Line by line, repeat the data below exactly, beginning at the first line and ending at the line with "var font = 'Liberation". Omit pictures.
——————
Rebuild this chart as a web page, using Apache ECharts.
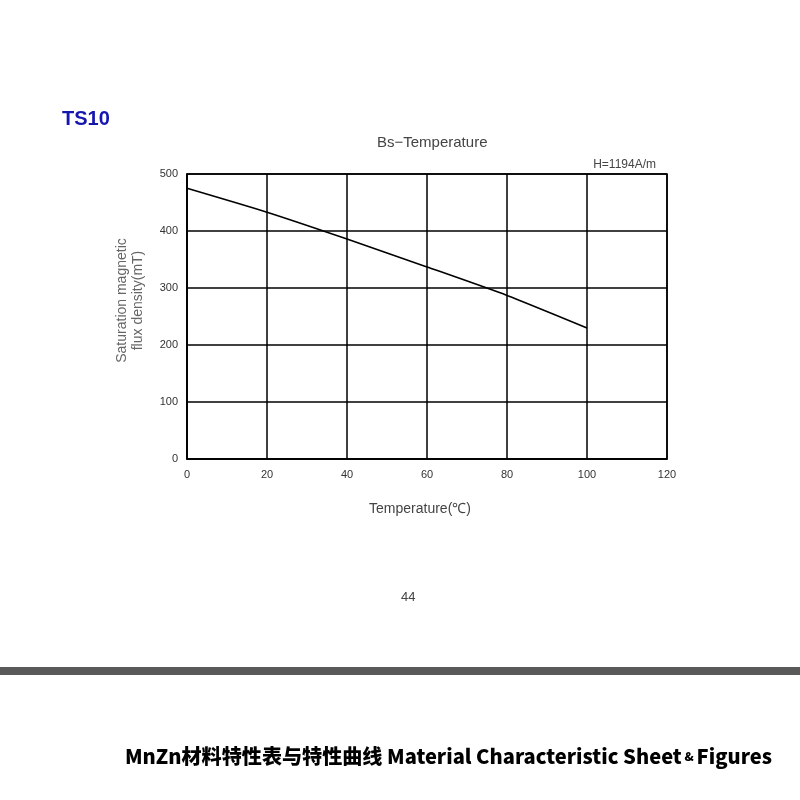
<!DOCTYPE html>
<html lang="en">
<head>
  <meta charset="UTF-8">
  <title>TS10 Bs-Temperature</title>
  <script type="text/javascript" src="https://fastly.jsdelivr.net/npm/echarts@6.0.0/dist/echarts.min.js"></script>
  <style>
    html, body, #container {
      width: 100%;
      height: 100%;
      margin: 0;
      padding: 0;
      overflow: hidden;
      background: #fff;
    }
  </style>
</head>
<body>
  <div id="container"></div>

  <script type="text/javascript">
    // Bs vs temperature
    var temperature = [0, 20, 40, 60, 80, 100];
    var bs = [475, 433, 386, 337, 287, 230];

    var xTicks = [0, 20, 40, 60, 80, 100, 120];
    var yTicks = [0, 100, 200, 300, 400, 500];

    var points = temperature.map(function (t, i) { return [t, bs[i]]; });

    var font = 'Liberation Sans, Arial, sans-serif';

    var myChart = echarts.init(document.getElementById('container'), null, { renderer: 'canvas' });
    myChart.setOption({
      animation: false,
      backgroundColor: '#fff',
      title: {
        text: 'Bs\u2212Temperature',
        left: 372,
        top: 130,
        textStyle: { fontFamily: font, fontSize: 15, fontWeight: 'normal', color: '#444' }
      },
      grid: { left: 187, top: 174, width: 480, height: 285, show: false },
      xAxis: {
        type: 'value',
        min: xTicks[0],
        max: xTicks[xTicks.length - 1],
        interval: 20,
        name: 'Temperature(\u2103)',
        nameLocation: 'middle',
        nameGap: 43,
        nameTextStyle: { fontFamily: font, fontSize: 14, color: '#444', padding: [0, 14, 0, 0] },
        axisLine: { lineStyle: { color: '#000', width: 1.5 } },
        axisTick: { show: false },
        axisLabel: { fontFamily: font, fontSize: 11, color: '#333', margin: 10 },
        splitLine: { show: true, lineStyle: { color: '#000', width: 1.5 } }
      },
      yAxis: {
        type: 'value',
        min: yTicks[0],
        max: yTicks[yTicks.length - 1],
        interval: 100,
        name: 'Saturation magnetic\nflux density(mT)',
        nameLocation: 'middle',
        nameGap: 41,
        // left padding nudges the rotated name up to where the sheet has it
        nameTextStyle: { fontFamily: font, fontSize: 14, color: '#666', lineHeight: 16, padding: [0, 0, 0, 32] },
        axisLine: { show: true, lineStyle: { color: '#000', width: 1.5 } },
        axisTick: { show: false },
        axisLabel: { fontFamily: font, fontSize: 11, color: '#333', margin: 9 },
        splitLine: { show: true, lineStyle: { color: '#000', width: 1.5 } }
      },
      graphic: [
        // closing border on the top and right of the plot box
        { type: 'rect', shape: { x: 187, y: 174, width: 480, height: 285 }, style: { fill: 'none', stroke: '#000', lineWidth: 1.5 }, silent: true },
        { type: 'text', left: 62, top: 109, style: { text: 'TS10', font: 'bold 20px ' + font, fill: '#1515b0' } },
        { type: 'text', right: 144, top: 159, style: { text: 'H=1194A/m', font: '12px ' + font, fill: '#444' } },
        { type: 'text', left: 401, top: 591, style: { text: '44', font: '13px ' + font, fill: '#444' } },
        { type: 'rect', shape: { x: 0, y: 667, width: 800, height: 8 }, style: { fill: '#595959' } },
        {
          type: 'text', left: 125, top: 746,
          style: {
            rich: {
              a: { fontFamily: 'Noto Sans CJK SC', fontWeight: 900, fontSize: 20.1, fill: '#000' },
              s: { fontFamily: 'Noto Sans CJK SC', fontWeight: 900, fontSize: 12, fill: '#000' }
            },
            text: '{a|MnZn材料特性表与特性曲线 Material Characteristic Sheet}{s| & }{a|Figures}'
          }
        }
      ],
      series: [{
        type: 'line',
        data: points,
        smooth: 0.2,
        symbol: 'none',
        lineStyle: { color: '#000', width: 1.6 }
      }]
    });
  </script>
</body>
</html>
——————
# OUTPUT OF THE EXERCISE
Rebuild this chart as a web page, using Apache ECharts.
<!DOCTYPE html>
<html lang="en">
<head>
  <meta charset="UTF-8">
  <title>TS10 Bs-Temperature</title>
  <script type="text/javascript" src="https://fastly.jsdelivr.net/npm/echarts@6.0.0/dist/echarts.min.js"></script>
  <style>
    html, body, #container {
      width: 100%;
      height: 100%;
      margin: 0;
      padding: 0;
      overflow: hidden;
      background: #fff;
    }
  </style>
</head>
<body>
  <div id="container"></div>

  <script type="text/javascript">
    // Bs vs temperature
    var temperature = [0, 20, 40, 60, 80, 100];
    var bs = [475, 433, 386, 337, 287, 230];

    var xTicks = [0, 20, 40, 60, 80, 100, 120];
    var yTicks = [0, 100, 200, 300, 400, 500];

    var points = temperature.map(function (t, i) { return [t, bs[i]]; });

    var font = 'Liberation Sans, Arial, sans-serif';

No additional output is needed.